For many of us, death is, as Caleb Curtiss writes, ‘The kind of thing / I could never look at.’ But the best elegies also operate as memento moris-they recall other people who have died and remind us all that we will, too. Formally adventurous and sharp in its honesty, A Taxonomy of the Space Between Us helps us look at-and really see-these ultimate absences.

-Kathleen Rooney, author of Robinson Alone & O, Democracy!

In his gorgeous and heartfelt elegies, Curtiss offers not just expressions of grief, but also celebrations of what lives on after the lingering loss of a loved one, a person kept beautiful and lasting by these acts of memory, fine poems as indwellings, each as powerfully shaped and permanent as any monument might hope to be.

-Matt Bell, author of In the House upon the Dirt between the Lake and the Woods

Curtiss paints one devastating moment from every possible angle, allowing everything surrounding the event to call out the shadows and light, laying plain curiosity and vulnerability. The gorgeous language forms false equations approximating the ineffable.

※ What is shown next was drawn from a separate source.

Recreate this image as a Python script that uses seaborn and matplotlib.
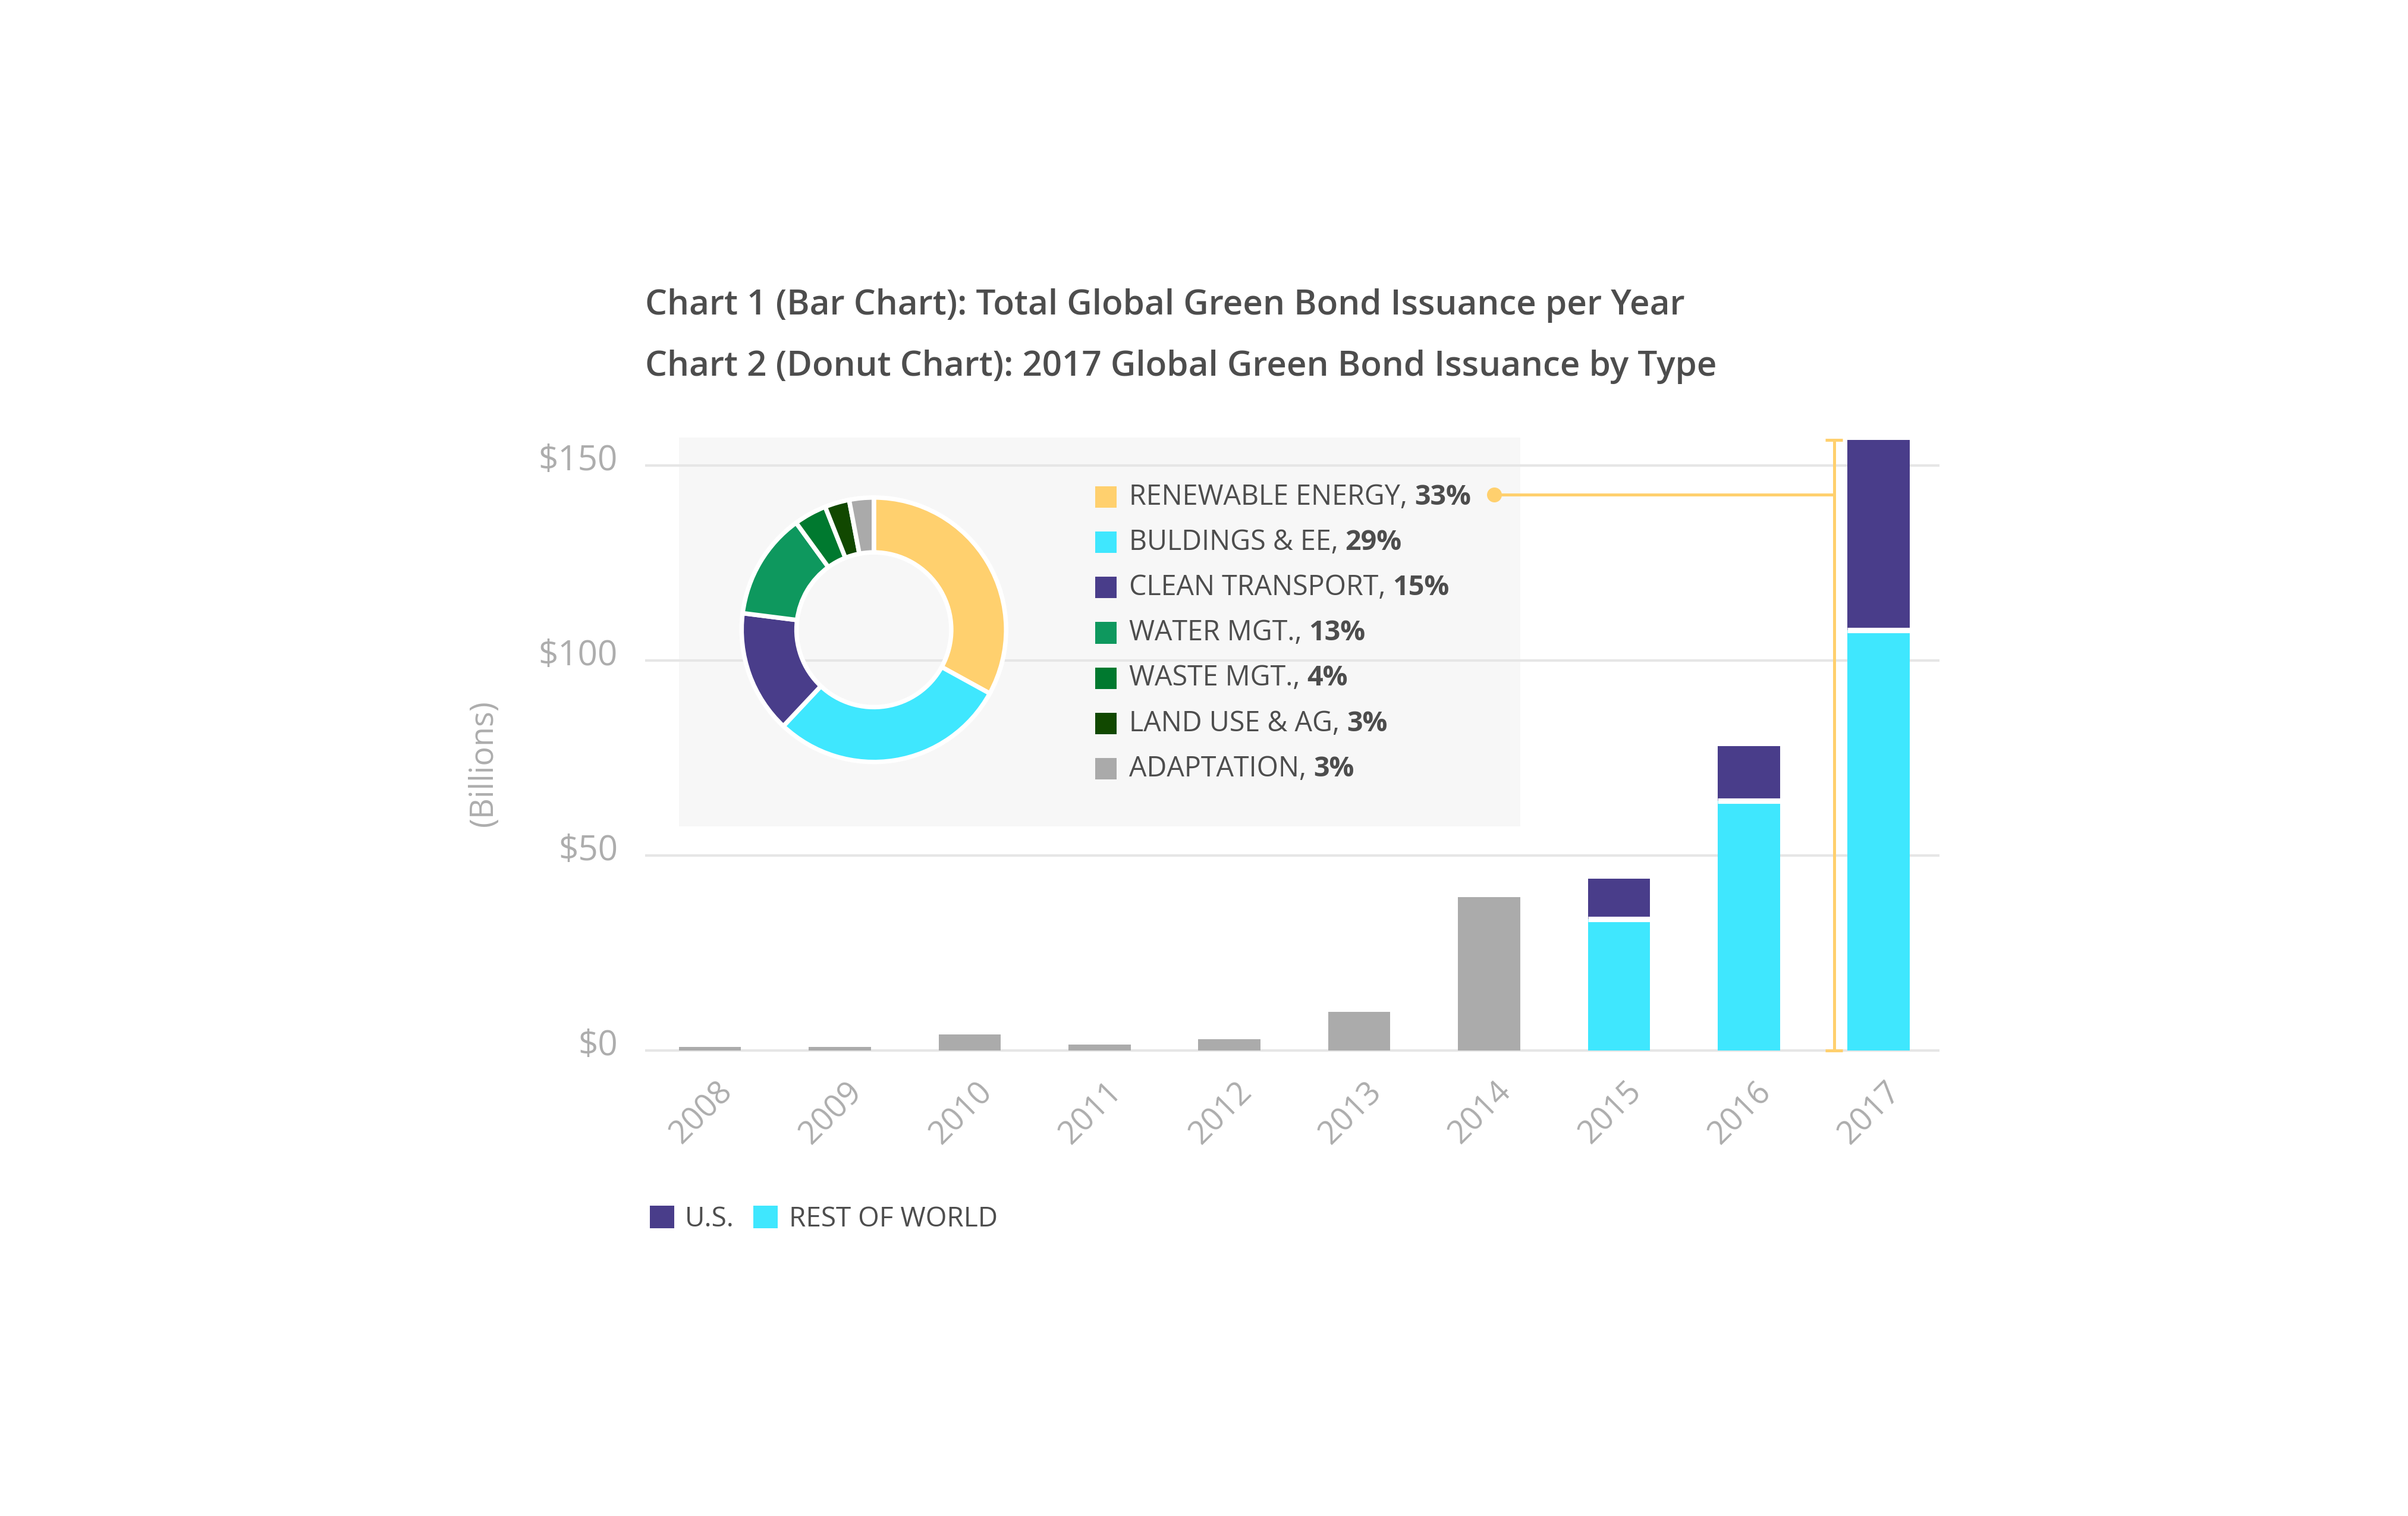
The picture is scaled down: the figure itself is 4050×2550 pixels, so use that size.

-Jac Jemc, author of My Only Wife & A Different Bed Every Time

About the Author

© Justin Morgan

Caleb Curtiss

Caleb Curtiss edits poetry for Hobart, directs the Pygmalion Literary Festival, and teaches high school English in Champaign, Illinois. His poetry has appeared in journals such as The Literary Review, New England Review, PANK, Hayden's Ferry Review, DIAGRAM, Passages North, Spork, and TriQuarterly, and has been anthologized in New Poetry From The Midwest, published by New American Press.